## Goal
Return every line below as is, leaving out the pictures.

## Data lines

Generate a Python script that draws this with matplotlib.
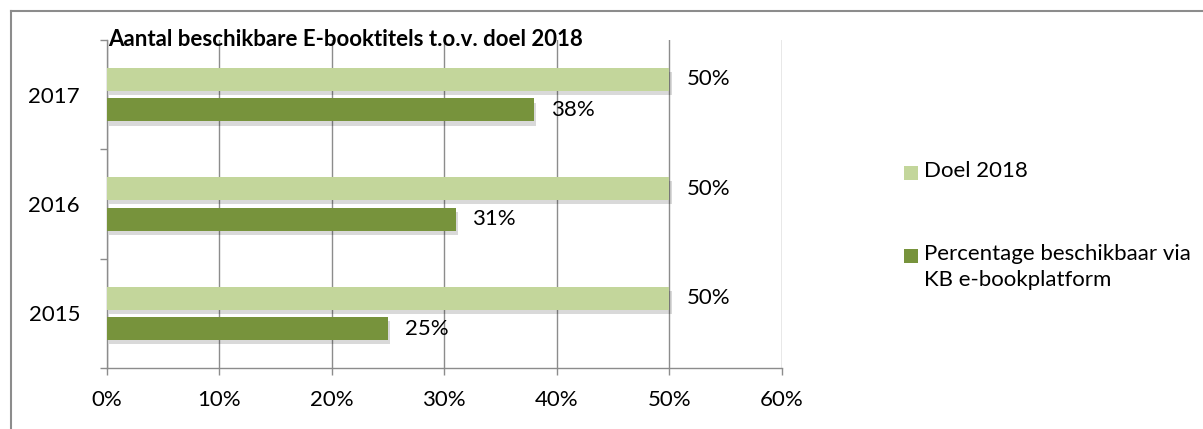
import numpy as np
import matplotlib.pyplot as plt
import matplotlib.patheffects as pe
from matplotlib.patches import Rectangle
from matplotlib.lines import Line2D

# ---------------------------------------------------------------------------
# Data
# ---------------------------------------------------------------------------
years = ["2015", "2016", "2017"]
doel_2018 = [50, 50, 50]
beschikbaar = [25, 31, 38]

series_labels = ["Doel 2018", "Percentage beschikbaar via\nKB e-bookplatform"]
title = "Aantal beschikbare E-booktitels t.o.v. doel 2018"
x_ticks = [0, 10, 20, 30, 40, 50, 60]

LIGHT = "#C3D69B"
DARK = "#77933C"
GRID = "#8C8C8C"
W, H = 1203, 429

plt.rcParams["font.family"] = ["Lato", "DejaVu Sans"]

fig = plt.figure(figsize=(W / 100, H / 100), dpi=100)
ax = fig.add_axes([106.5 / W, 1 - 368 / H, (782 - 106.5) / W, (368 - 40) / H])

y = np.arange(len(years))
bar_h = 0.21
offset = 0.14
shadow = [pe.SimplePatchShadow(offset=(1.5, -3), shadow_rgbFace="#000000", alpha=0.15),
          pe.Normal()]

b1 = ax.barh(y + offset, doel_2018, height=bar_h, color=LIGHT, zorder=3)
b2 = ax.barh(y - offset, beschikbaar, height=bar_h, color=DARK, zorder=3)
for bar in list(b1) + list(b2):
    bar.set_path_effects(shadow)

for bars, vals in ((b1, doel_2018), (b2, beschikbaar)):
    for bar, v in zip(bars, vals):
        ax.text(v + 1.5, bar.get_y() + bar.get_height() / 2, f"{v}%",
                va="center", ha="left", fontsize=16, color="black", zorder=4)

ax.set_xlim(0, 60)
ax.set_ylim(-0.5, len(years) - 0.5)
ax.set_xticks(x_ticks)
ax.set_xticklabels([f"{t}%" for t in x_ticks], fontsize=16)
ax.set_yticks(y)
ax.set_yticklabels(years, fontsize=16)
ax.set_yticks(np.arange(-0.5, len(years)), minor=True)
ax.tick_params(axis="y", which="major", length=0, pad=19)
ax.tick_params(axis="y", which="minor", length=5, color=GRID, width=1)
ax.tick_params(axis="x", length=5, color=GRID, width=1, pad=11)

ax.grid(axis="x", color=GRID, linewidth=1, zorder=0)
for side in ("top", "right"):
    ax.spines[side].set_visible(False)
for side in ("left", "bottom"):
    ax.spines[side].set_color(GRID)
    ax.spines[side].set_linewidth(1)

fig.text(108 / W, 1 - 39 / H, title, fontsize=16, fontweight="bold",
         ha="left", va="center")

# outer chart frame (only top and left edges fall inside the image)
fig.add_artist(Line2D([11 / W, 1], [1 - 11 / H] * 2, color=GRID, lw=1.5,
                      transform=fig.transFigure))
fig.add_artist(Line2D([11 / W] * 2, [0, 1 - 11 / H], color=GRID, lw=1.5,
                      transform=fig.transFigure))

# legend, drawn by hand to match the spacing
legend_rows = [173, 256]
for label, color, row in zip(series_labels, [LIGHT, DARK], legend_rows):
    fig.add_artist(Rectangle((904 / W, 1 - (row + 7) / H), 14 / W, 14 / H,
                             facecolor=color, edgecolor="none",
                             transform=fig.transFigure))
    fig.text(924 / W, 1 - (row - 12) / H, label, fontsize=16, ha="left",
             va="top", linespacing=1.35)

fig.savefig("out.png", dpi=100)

## Expected answer
Generate a Python script that draws this with matplotlib.
import numpy as np
import matplotlib.pyplot as plt
import matplotlib.patheffects as pe
from matplotlib.patches import Rectangle
from matplotlib.lines import Line2D

# ---------------------------------------------------------------------------
# Data
# ---------------------------------------------------------------------------
years = ["2015", "2016", "2017"]
doel_2018 = [50, 50, 50]
beschikbaar = [25, 31, 38]

series_labels = ["Doel 2018", "Percentage beschikbaar via\nKB e-bookplatform"]
title = "Aantal beschikbare E-booktitels t.o.v. doel 2018"
x_ticks = [0, 10, 20, 30, 40, 50, 60]

LIGHT = "#C3D69B"
DARK = "#77933C"
GRID = "#8C8C8C"
W, H = 1203, 429

plt.rcParams["font.family"] = ["Lato", "DejaVu Sans"]

fig = plt.figure(figsize=(W / 100, H / 100), dpi=100)
ax = fig.add_axes([106.5 / W, 1 - 368 / H, (782 - 106.5) / W, (368 - 40) / H])

y = np.arange(len(years))
bar_h = 0.21
offset = 0.14
shadow = [pe.SimplePatchShadow(offset=(1.5, -3), shadow_rgbFace="#000000", alpha=0.15),
          pe.Normal()]

b1 = ax.barh(y + offset, doel_2018, height=bar_h, color=LIGHT, zorder=3)
b2 = ax.barh(y - offset, beschikbaar, height=bar_h, color=DARK, zorder=3)
for bar in list(b1) + list(b2):
    bar.set_path_effects(shadow)

for bars, vals in ((b1, doel_2018), (b2, beschikbaar)):
    for bar, v in zip(bars, vals):
        ax.text(v + 1.5, bar.get_y() + bar.get_height() / 2, f"{v}%",
                va="center", ha="left", fontsize=16, color="black", zorder=4)

ax.set_xlim(0, 60)
ax.set_ylim(-0.5, len(years) - 0.5)
ax.set_xticks(x_ticks)
ax.set_xticklabels([f"{t}%" for t in x_ticks], fontsize=16)
ax.set_yticks(y)
ax.set_yticklabels(years, fontsize=16)
ax.set_yticks(np.arange(-0.5, len(years)), minor=True)
ax.tick_params(axis="y", which="major", length=0, pad=19)
ax.tick_params(axis="y", which="minor", length=5, color=GRID, width=1)
ax.tick_params(axis="x", length=5, color=GRID, width=1, pad=11)

ax.grid(axis="x", color=GRID, linewidth=1, zorder=0)
for side in ("top", "right"):
    ax.spines[side].set_visible(False)
for side in ("left", "bottom"):
    ax.spines[side].set_color(GRID)
    ax.spines[side].set_linewidth(1)

fig.text(108 / W, 1 - 39 / H, title, fontsize=16, fontweight="bold",
         ha="left", va="center")

# outer chart frame (only top and left edges fall inside the image)
fig.add_artist(Line2D([11 / W, 1], [1 - 11 / H] * 2, color=GRID, lw=1.5,
                      transform=fig.transFigure))
fig.add_artist(Line2D([11 / W] * 2, [0, 1 - 11 / H], color=GRID, lw=1.5,
                      transform=fig.transFigure))

# legend, drawn by hand to match the spacing
legend_rows = [173, 256]
for label, color, row in zip(series_labels, [LIGHT, DARK], legend_rows):
    fig.add_artist(Rectangle((904 / W, 1 - (row + 7) / H), 14 / W, 14 / H,
                             facecolor=color, edgecolor="none",
                             transform=fig.transFigure))
    fig.text(924 / W, 1 - (row - 12) / H, label, fontsize=16, ha="left",
             va="top", linespacing=1.35)

fig.savefig("out.png", dpi=100)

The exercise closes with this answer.